GM has ‘prospective buyer’ for idled Warren Transmission plant

Warren — General Motors Co. expects to sell its closed Warren Transmission plant by the third quarter this year, the Detroit automaker confirmed Thursday. 

Warren Mayor James Fouts mentioned the plant’s sale during his State of the City address Thursday at Andiamo Warren restaurant. Fouts said he didn’t know the name of the developer but that “it will be a $230 million investment and create hundreds of new jobs.”

GM did not specify the potential developer, but in a statement, GM spokesman Dan Flores said that a “prospective buyer is under contract to purchase GM’s former Warren Transmission plant. The prospective buyer is completing their due diligence prior to closing on the property. We anticipate a closing sometime in Q3 2021.  At this time, we have no further comment.”

The Warren Transmission plant was one of several locations GM placed on a potential closure list in 2018. Production stopped there in the summer of 2019. The decision to close the plant was finalized after fall 2019 negotiations with the United Auto Workers. 

The Warren plant, developed in 1941, manufactured six-speed transmissions mostly for cars that have been discontinued, including the hybrid Chevrolet Volt. Last year, GM used the facility to manufacture face masks during its COVID-19 pandemic outreach. 

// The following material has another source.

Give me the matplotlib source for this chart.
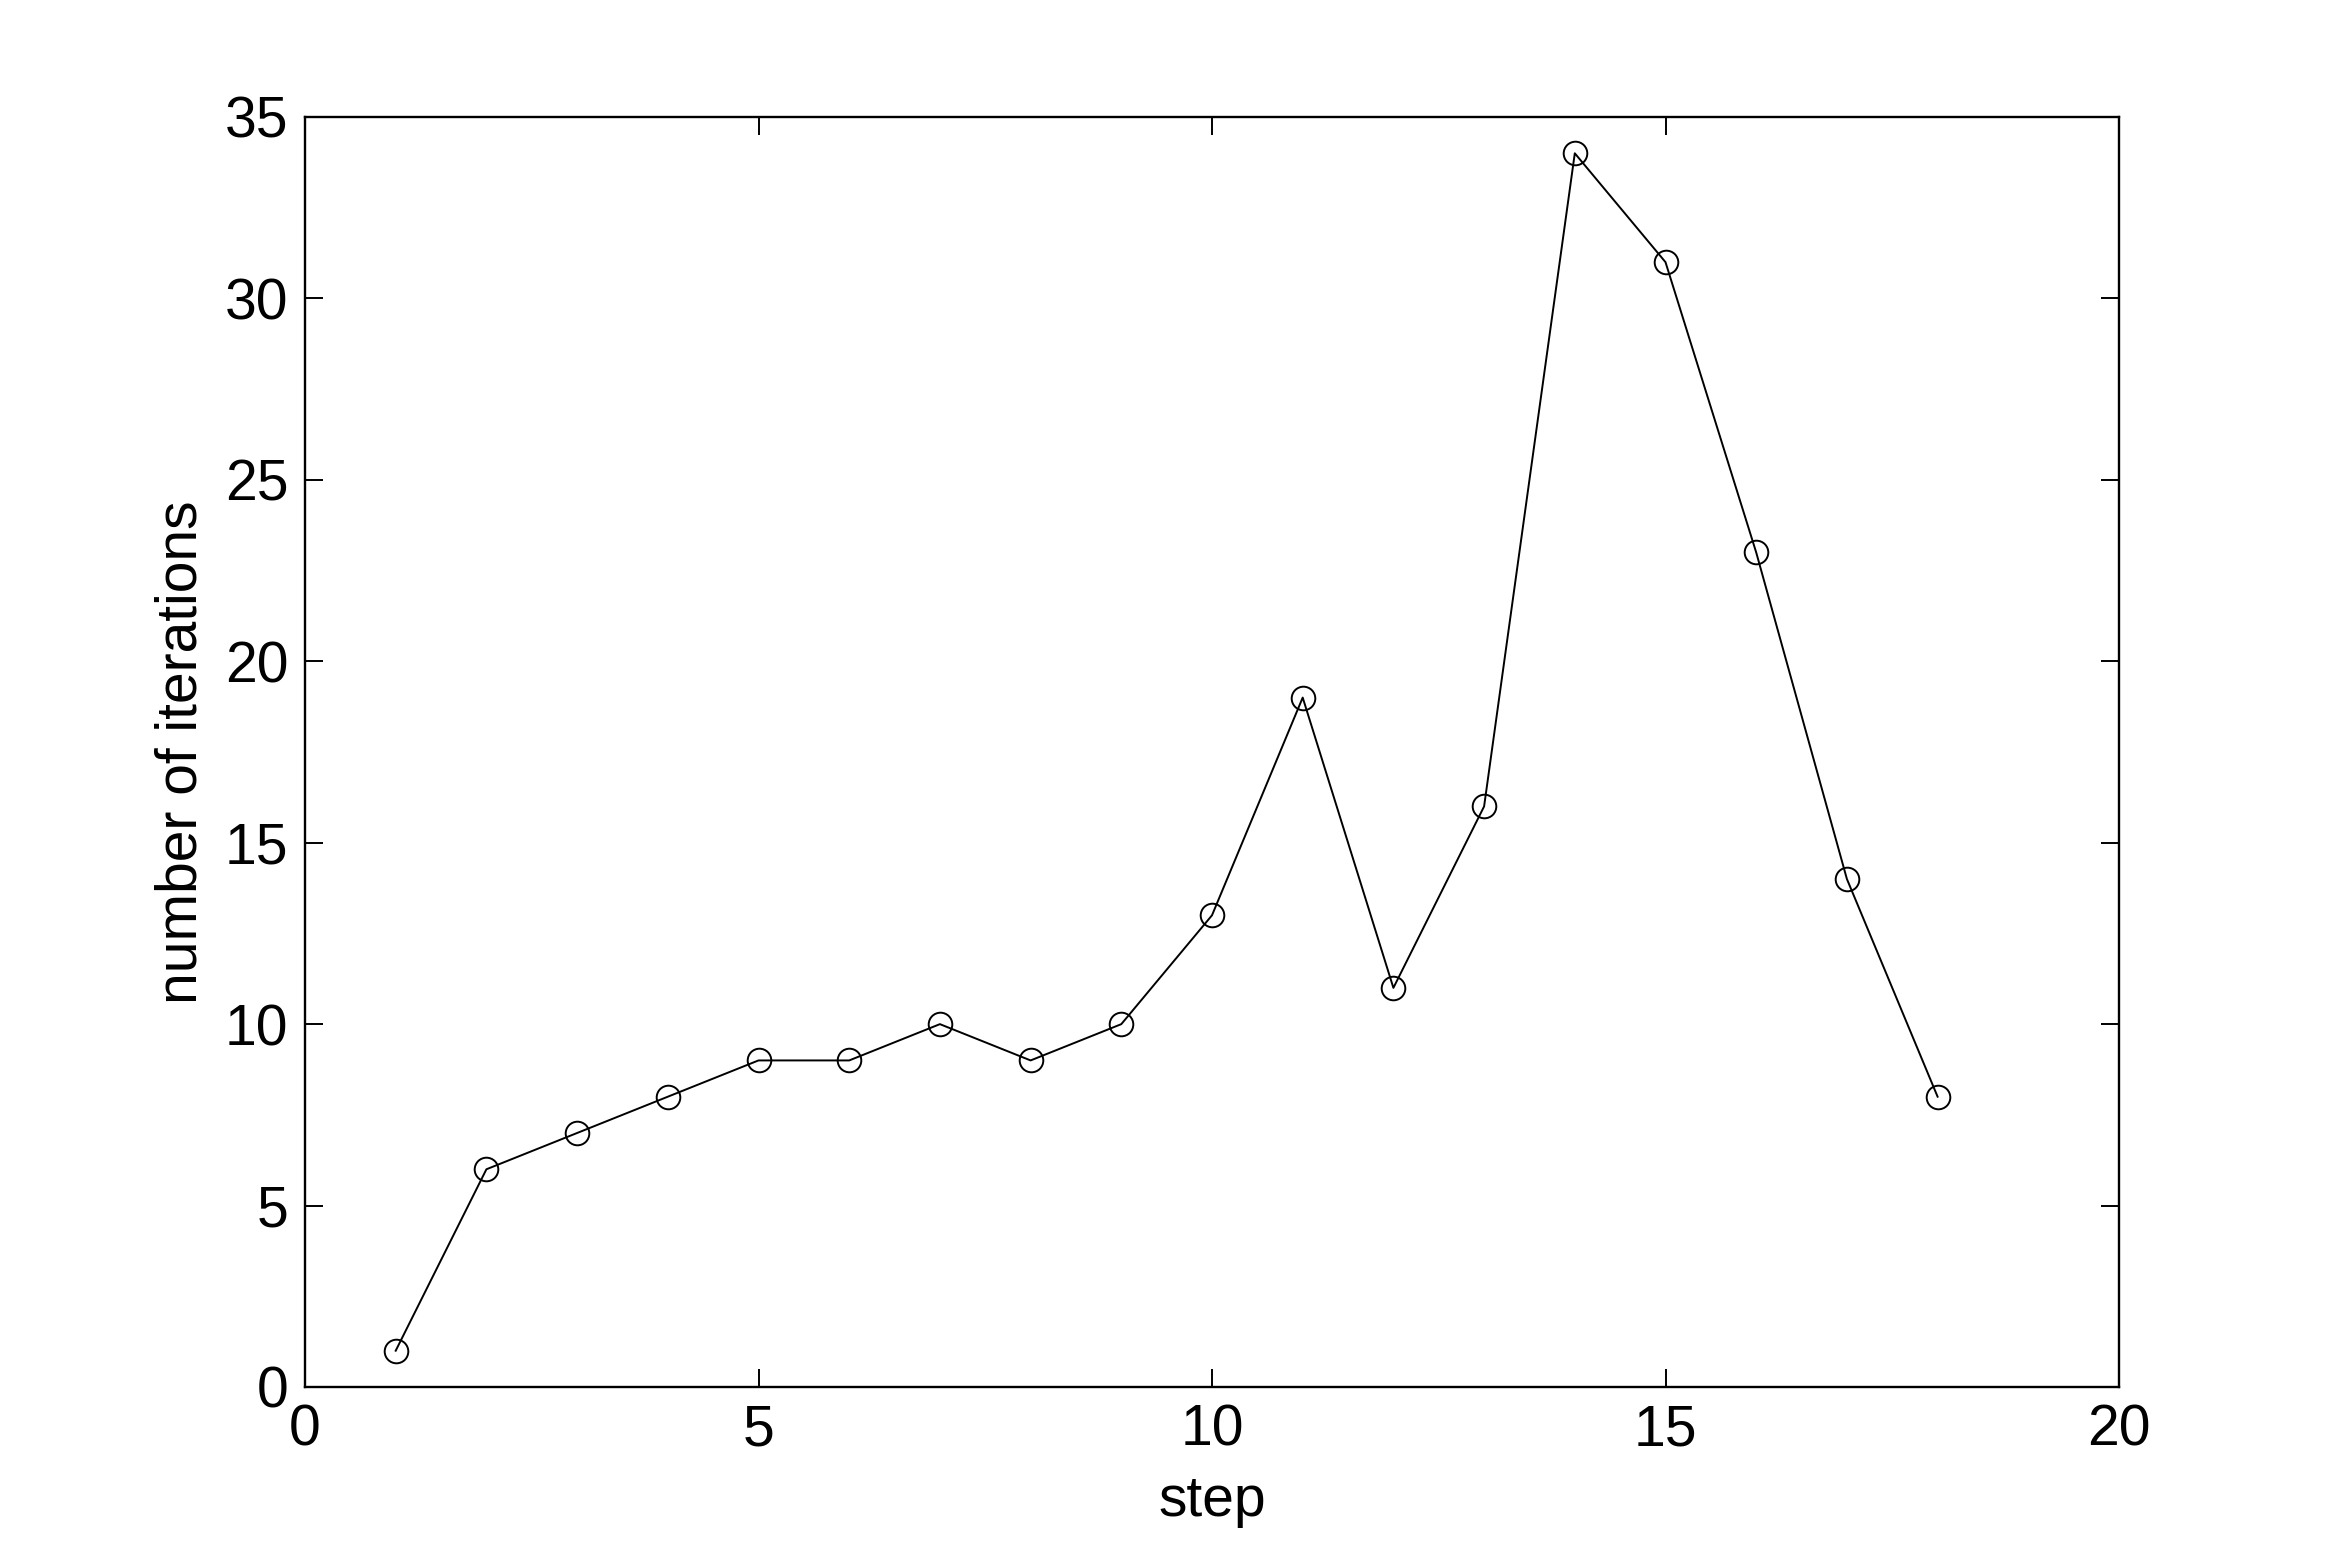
import matplotlib
matplotlib.use("Agg")
import matplotlib.pyplot as plt

# data
steps = list(range(1, 19))
iterations = [1, 6, 7, 8, 9, 9, 10, 9, 10, 13, 19, 11, 16, 34, 31, 23, 14, 8]

plt.rcParams['font.family'] = ['Liberation Sans', 'DejaVu Sans']

fig = plt.figure(figsize=(23.43, 15.6), dpi=100)
ax = fig.add_axes([305 / 2343, 1 - 1387 / 1560, (2119 - 305) / 2343, (1387 - 117) / 1560])

ax.plot(steps, iterations, color='black', linewidth=1.4,
        marker='o', markersize=17, markerfacecolor='none',
        markeredgecolor='black', markeredgewidth=1.4)

ax.set_xlim(0, 20)
ax.set_ylim(0, 35)
ax.set_xticks([0, 5, 10, 15, 20])
ax.set_yticks([0, 5, 10, 15, 20, 25, 30, 35])

ax.tick_params(direction='in', length=13, width=1.4, labelsize=41,
               top=True, right=True, pad=12)
for sp in ax.spines.values():
    sp.set_linewidth(1.7)

ax.set_xlabel('step', fontsize=41, labelpad=12)
ax.set_ylabel('number of iterations', fontsize=41, labelpad=12)

fig.savefig('out.png', dpi=100)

The potential GM development was one of several Fouts mentioned during his speech, which lasted about an hour, before a large group of community stakeholders who sat unmasked and ate lunch without social distancing at the event — a sight unthought of a year ago as the COVID-19 pandemic raged. 

But in Warren and elsewhere, there’s a sense of hope as normalcy returns with the level of vaccination steady and state restrictions lifted. In Macomb County, which includes Warren, 55% of the population has received at least one COVID-19 vaccine, according to state data. Across the state, 56% have received at least one dose.